The seductive magic of Mexico City after dark

The seductive magic of Mexico City after dark

Night business — José de Jesús “Chucho” León Hernández captures the Mexican capital at night, exploring its magic through the eyes of punks, poets and club kids.

For José de Jesús “Chucho” León Hernández, the night is the perfect muse. It’s a mystery, an adventure, and an escape – one in which the Mexican photographer feels innately at ease, despite any terrors it posed.  

“I was afraid of ghosts and the devil, but also afraid of the rage of God,” Chucho says. Raised by two devout Catholic aunts who decorated the home with visceral images of the suffering of Christ, martyred saints, and souls in Purgatory, he spent much of his youth thinking about the Apocalypse.

Daytime was dull and boring, full of noise and mediocrity – especially living in this neighbourhood, people are scared of people who are different,” he says. “The night was by far more interesting and benevolent maybe because I was able to be alone, I was a rebel and a charming little boy, always aware of my sexuality. I guess I was more connected and identified with this fantasy world.”

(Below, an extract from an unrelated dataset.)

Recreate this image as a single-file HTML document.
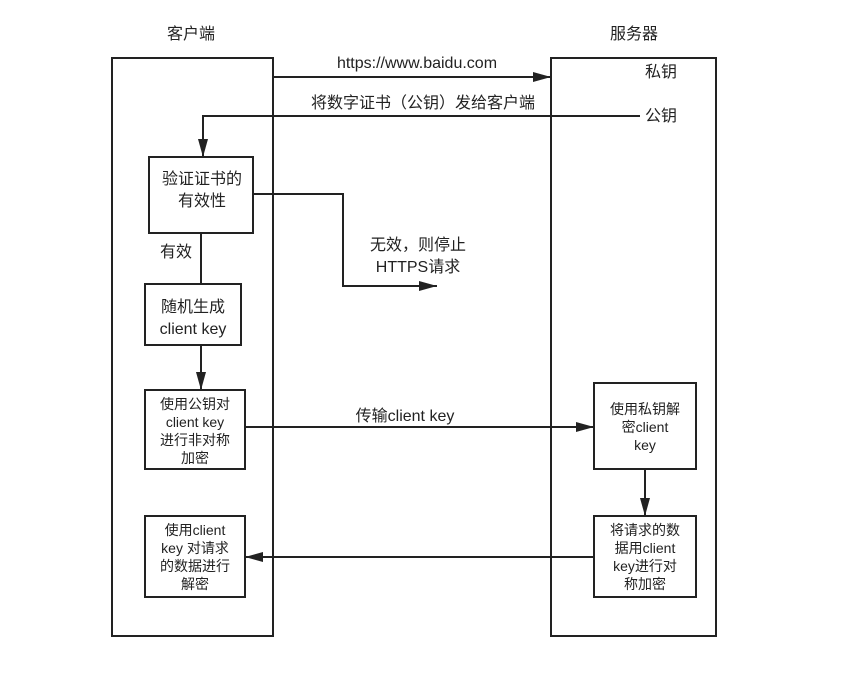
<!DOCTYPE html>
<html><head><meta charset="utf-8"><style>
body{margin:0;background:#fff}
svg text{font-family:"Liberation Sans","Noto Sans CJK SC",sans-serif;fill:#222}
</style></head><body>
<svg width="865" height="683" viewBox="0 0 865 683" xmlns="http://www.w3.org/2000/svg">
<defs>
<marker id="b" markerWidth="18" markerHeight="10" refX="18" refY="5" orient="auto" markerUnits="userSpaceOnUse"><path d="M0,0 L18,5 L0,10 z" fill="#222"/></marker></defs>
<g stroke="#222" stroke-width="2" fill="none">
<rect x="112" y="58" width="161" height="578"/>
<rect x="551" y="58" width="165" height="578"/>
<rect x="149" y="157" width="104" height="76"/>
<rect x="145" y="284" width="96" height="61"/>
<rect x="145" y="390" width="100" height="79"/>
<rect x="145" y="516" width="100" height="81"/>
<rect x="594" y="383" width="102" height="86"/>
<rect x="594" y="516" width="102" height="81"/>
<line x1="273" y1="77" x2="551" y2="77" marker-end="url(#b)"/>
<polyline points="640,116 203,116 203,157" marker-end="url(#b)"/>
<polyline points="253,194 343,194 343,286 437,286" marker-end="url(#b)"/>
<line x1="201" y1="233" x2="201" y2="284"/>
<line x1="201" y1="345" x2="201" y2="390" marker-end="url(#b)"/>
<line x1="245" y1="427" x2="594" y2="427" marker-end="url(#b)"/>
<line x1="645" y1="469" x2="645" y2="516" marker-end="url(#b)"/>
<line x1="594" y1="557" x2="245" y2="557" marker-end="url(#b)"/>
</g>
<g font-size="16" text-anchor="middle">
<text x="191" y="39">客户端</text>
<text x="634" y="39">服务器</text>
<text x="417" y="68">https://www.baidu.com</text>
<text x="423" y="108">将数字证书（公钥）发给客户端</text>
<text x="661" y="77">私钥</text>
<text x="661" y="121">公钥</text>
<text x="202" y="184">验证证书的</text>
<text x="202" y="206">有效性</text>
<text x="418" y="250">无效，则停止</text>
<text x="418" y="272">HTTPS请求</text>
<text x="176" y="257">有效</text>
<text x="193" y="312">随机生成</text>
<text x="193" y="334">client key</text>
<text x="405" y="421">传输client key</text>
</g>
<g font-size="14" text-anchor="middle">
<text x="195" y="409">使用公钥对</text>
<text x="195" y="427">client key</text>
<text x="195" y="445">进行非对称</text>
<text x="195" y="463">加密</text>
<text x="195" y="535">使用client</text>
<text x="195" y="553">key 对请求</text>
<text x="195" y="571">的数据进行</text>
<text x="195" y="589">解密</text>
<text x="645" y="414">使用私钥解</text>
<text x="645" y="432">密client</text>
<text x="645" y="450">key</text>
<text x="645" y="535">将请求的数</text>
<text x="645" y="553">据用client</text>
<text x="645" y="571">key进行对</text>
<text x="645" y="589">称加密</text>
</g>
</svg>
</body></html>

In 1985, at the age of 14, Chucho began walking the streets of his Mexico City neighbourhood, Colonia Doctores. He soon began going to clubs to dance until 4am, something he compares to discovering a “parallel universe”.  

That same year, a magnitude-8.0 earthquake struck Mexico City, resulting in catastrophic death and destruction. Then-President Miguel de la Madrid made the situation worse, ordering a news blackout for the first 39 hours. In the rubble, Chucho began making nude auto portraits among the ruins.

From there, he began walking the streets of the city, in search of “casual sex” and “new friends”. He soon discovered punk music, symbolist poets, expressionist films, and magazine stores in Zona Rosa – the Pink Zone – all of which melded into the original vision that defines Chucho’s photography today. 

I see my work as a movie set, pure imagination. The transformation of a third world neighbourhood into scenarios of an expressionist film, where you can find and can talk about love and loss, or madness and despair.” 

One night back home I found this dead calf in a dump and felt the urge to photograph the scene, so dramatic and strange. Then I found the similarity between that scene and Baudelaire’s poem Une charogne..”

As a photographer, Chucho has become obsessed with the ecstatic beauty of night, finding pleasure in the seductive powers of life after dark. His recent book, Vida (Edition Patrick Frey), offers a peek into another world, one overflowing with the glorious spirit of grit, glamour, and decadence. 

“I want to recreate the unique, dangerous, and dark city that only exists in my imagination with some clues that I find along the way: a woman’s gaze, a building, a drowned cat, the reflections of funeral houses on puddles and mix these encounters with portraits of young people at parties to make tales about the night.” 

Vida is out now on Edition Patrick Frey.